High court rejects Calif. inmate crowding appeal

Inmates at California's Chino State Prison in December 2010.
Inmates at California's Chino State Prison in December 2010.
Kevork Djansezian/Getty Images

The Supreme Court on Tuesday rejected California's appeal of a lower-court order that could force the state to release thousands of California prison inmates before they complete their sentences.

The justices did not comment on their order, which leaves in place the earlier ruling by a panel of three federal judges requiring California to reduce its prison population by an additional 9,600 inmates to improve conditions.

California Gov.

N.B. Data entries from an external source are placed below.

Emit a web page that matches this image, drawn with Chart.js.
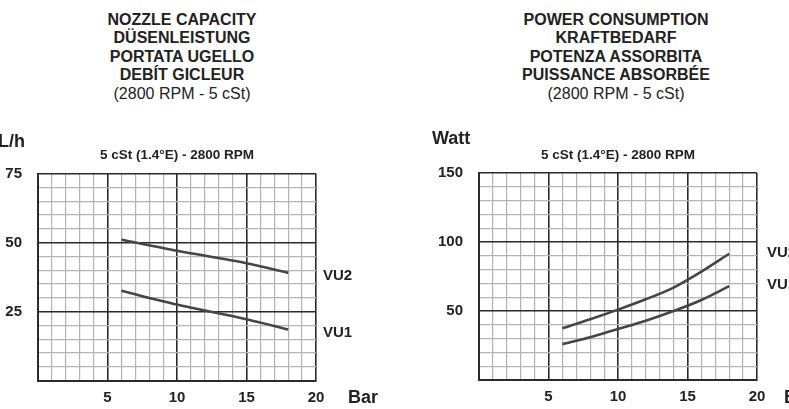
<!DOCTYPE html>
<html>
<head>
<meta charset="utf-8">
<script src="https://cdn.jsdelivr.net/npm/chart.js@4.4.1/dist/chart.umd.min.js"></script>
<style>
  body { margin: 0; background: #fff; width: 789px; height: 409px; overflow: hidden; position: relative; font-family: 'Liberation Sans', Arial, sans-serif; color: #222; }
  .head { position: absolute; top: 10.5px; width: 300px; text-align: center; font-size: 16px; line-height: 18.6px; font-weight: bold; }
  .head .n { font-weight: normal; }
  canvas { position: absolute; top: 120px; }
</style>
</head>
<body>
<div class="head" style="left:32px">NOZZLE CAPACITY<br>DÜSENLEISTUNG<br>PORTATA UGELLO<br>DEBÍT GICLEUR<br><span class="n">(2800 RPM - 5 cSt)</span></div>
<div class="head" style="left:466px">POWER CONSUMPTION<br>KRAFTBEDARF<br>POTENZA ASSORBITA<br>PUISSANCE ABSORBÉE<br><span class="n">(2800 RPM - 5 cSt)</span></div>
<canvas id="chartFlow" width="395" height="289" style="left:0px"></canvas>
<canvas id="chartPower" width="394" height="289" style="left:395px"></canvas>
<script>
// pressure in Bar
const flowPressure = [6, 10, 15, 18]
const flowVU1 = [32.5, 27.5, 22.2, 18.5]
const flowVU2 = [51, 47, 42.5, 39]

const powerPressure = [6, 8, 10, 12, 14, 16, 18]
const powerVU1 = [26, 31, 37, 43, 50, 58, 68]
const powerVU2 = [37.5, 44, 51, 58.5, 67, 78.5, 91.5]

const seriesNames = ['VU1', 'VU2']
const subtitle = '5 cSt (1.4°E) - 2800 RPM'
const xTitle = 'Bar'

const font = "'Liberation Sans', Arial, sans-serif"

function pts(xs, ys) {
    return xs.map((x, i) => ({ x, y: ys[i] }))
}

// draws unit label, subtitle, Bar and VU labels
const extraText = {
    id: 'extraText',
    afterDraw(chart, args, o) {
        const ctx = chart.ctx
        const a = chart.chartArea
        ctx.save()
        ctx.fillStyle = '#222'
        ctx.textBaseline = 'middle'
        ctx.font = 'bold 18px ' + font
        ctx.textAlign = 'left'
        ctx.fillText(o.unit, o.unitX, o.unitY)
        ctx.fillText(xTitle, a.right + o.barDx, a.bottom + 18)
        ctx.font = 'bold 13.5px ' + font
        ctx.textAlign = 'center'
        ctx.fillText(subtitle, (a.left + a.right) / 2, a.top - 18)
        ctx.font = 'bold 15px ' + font
        ctx.textAlign = 'left'
        chart.data.datasets.forEach((ds, i) => {
            const meta = chart.getDatasetMeta(i)
            const last = meta.data[meta.data.length - 1]
            ctx.fillText(ds.label, a.right + o.labelDx, last.y + o.labelDy)
        })
        ctx.restore()
    }
}

function makeChart(id, xs, vu1, vu2, ymax, yStep, yMajor, o) {
    const minor = '#b3b3b3'
    const major = '#2a2a2a'
    new Chart(document.getElementById(id), {
        type: 'line',
        data: {
            datasets: [
                { label: seriesNames[0], data: pts(xs, vu1) },
                { label: seriesNames[1], data: pts(xs, vu2) }
            ]
        },
        options: {
            responsive: false,
            animation: false,
            layout: { padding: { left: 0, right: o.padRight, top: o.padTop, bottom: 0 } },
            elements: {
                line: { borderColor: '#454545', borderWidth: 2.6, tension: 0.3 },
                point: { radius: 0 }
            },
            plugins: { legend: { display: false }, tooltip: { enabled: false }, extraText: o },
            scales: {
                x: {
                    type: 'linear', min: 0, max: 20,
                    afterFit: s => { s.height = o.xHeight },
                    border: { display: true, color: major, width: 2 },
                    grid: {
                        drawTicks: false,
                        color: c => c.tick.value % 5 === 0 ? major : minor,
                        lineWidth: c => c.tick.value % 5 === 0 ? 1.6 : 1.2
                    },
                    ticks: {
                        stepSize: 1, autoSkip: false, maxRotation: 0, padding: 8,
                        color: '#222', font: { family: font, size: 15, weight: 'bold' },
                        callback: v => (v % 5 === 0 && v !== 0) ? String(v) : ''
                    }
                },
                y: {
                    min: 0, max: ymax,
                    afterFit: s => { s.width = o.yWidth },
                    border: { display: true, color: major, width: 2 },
                    grid: {
                        drawTicks: false,
                        color: c => c.tick.value % yMajor === 0 ? major : minor,
                        lineWidth: c => c.tick.value % yMajor === 0 ? 1.6 : 1.2
                    },
                    ticks: {
                        stepSize: yStep, autoSkip: false, padding: 16,
                        color: '#222', font: { family: font, size: 15, weight: 'bold' },
                        callback: v => (v % yMajor === 0 && v !== 0) ? String(v) : ''
                    }
                }
            }
        },
        plugins: [extraText]
    })
}

makeChart('chartFlow', flowPressure, flowVU1, flowVU2, 75, 5, 25, {
    unit: 'L/h', unitX: -2, unitY: 22.5, padRight: 79, padTop: 53.5, xHeight: 28.5, yWidth: 38,
    barDx: 32, labelDx: 7, labelDy: 3
})
makeChart('chartPower', powerPressure, powerVU1, powerVU2, 150, 10, 50, {
    unit: 'Watt', unitX: 37, unitY: 19, padRight: 32, padTop: 53, xHeight: 29, yWidth: 84,
    barDx: 27, labelDx: 10, labelDy: -1
})
</script>
</body>
</html>
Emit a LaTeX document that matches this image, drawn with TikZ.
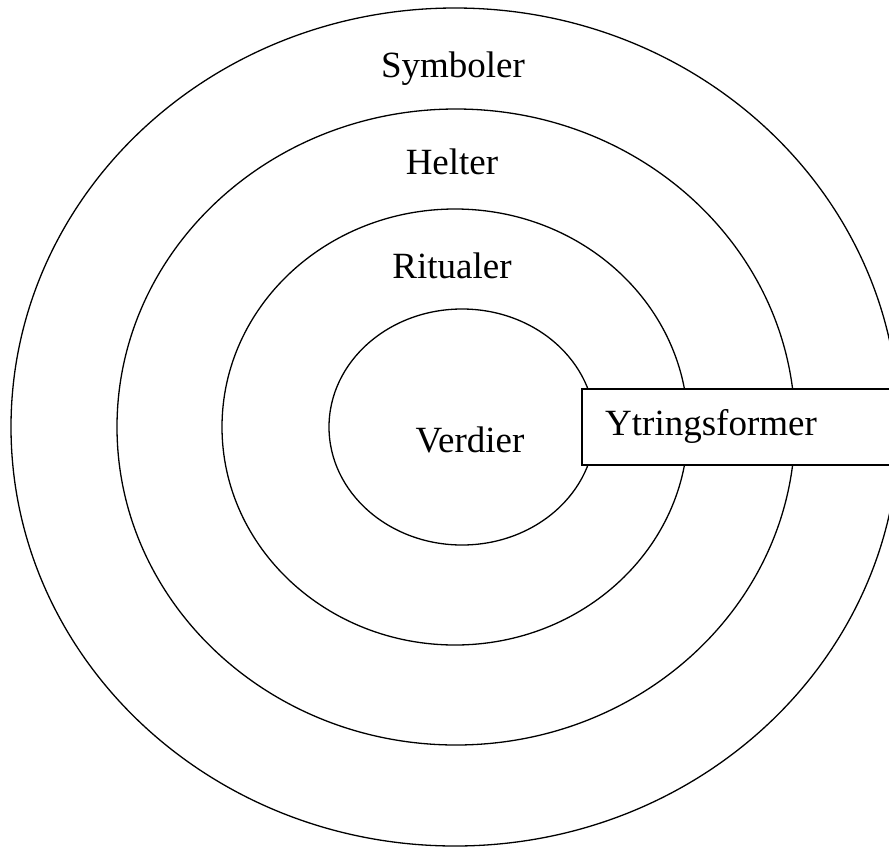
\documentclass[tikz,border=0pt]{standalone}
\usepackage{fontspec}
\setmainfont{Liberation Serif}
\begin{document}
\begin{tikzpicture}[x=1pt,y=-1pt,
  ring/.style={draw=black,line width=1.3pt},
  lbl/.style={font=\fontsize{37}{40}\selectfont,inner sep=0pt,anchor=base},
  boxst/.style={draw=black,line width=1.3pt,fill=white}]
\useasboundingbox (0,0) rectangle (889,847);
\draw[ring] (455,427) ellipse [x radius=444, y radius=419];
\draw[ring] (456,427) ellipse [x radius=339, y radius=318];
\draw[ring] (455,427) ellipse [x radius=233, y radius=218];
\draw[ring] (462,427) ellipse [x radius=133, y radius=118];
\node[lbl] (sym) at (453,77) {Symboler};
\node[lbl] (hel) at (452,174) {Helter};
\node[lbl] (rit) at (452,278) {Ritualer};
\node[lbl] (ver) at (470,452) {Verdier};
\path[boxst] (582,389) rectangle (900,465);
\node[lbl,anchor=base west] (ytr) at (605,435) {Ytringsformer};
\end{tikzpicture}
\end{document}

Jerry Brown has argued that the state cannot meet that goal without releasing dangerous felons and jeopardizing public safety.

In 2011, the justices ruled that the three judges on the lower court had the authority to order California to reduce inmate overcrowding as the key condition for improving prison medical care.

"They already lost once and the Supreme Court said you don't get a second bite at the apple," Michael Bien, one of the attorneys representing inmates, said of Tuesday's decision. "Hopefully it's the signal to all the parties that it's time to comply with the three-judge court's orders and move on with the reforms that are necessary, rather than resisting."

The decision comes as state officials are in settlement talks with attorneys representing inmates.

At the heart of the case is a 2001 lawsuit filed on behalf of inmates who claimed medical treatment in the prisons was so poor it was leading to a death a week through neglect or malpractice.

The federal courts agreed, saying conditions were so bad that they violated inmates' constitutional rights against cruel and unusual punishment.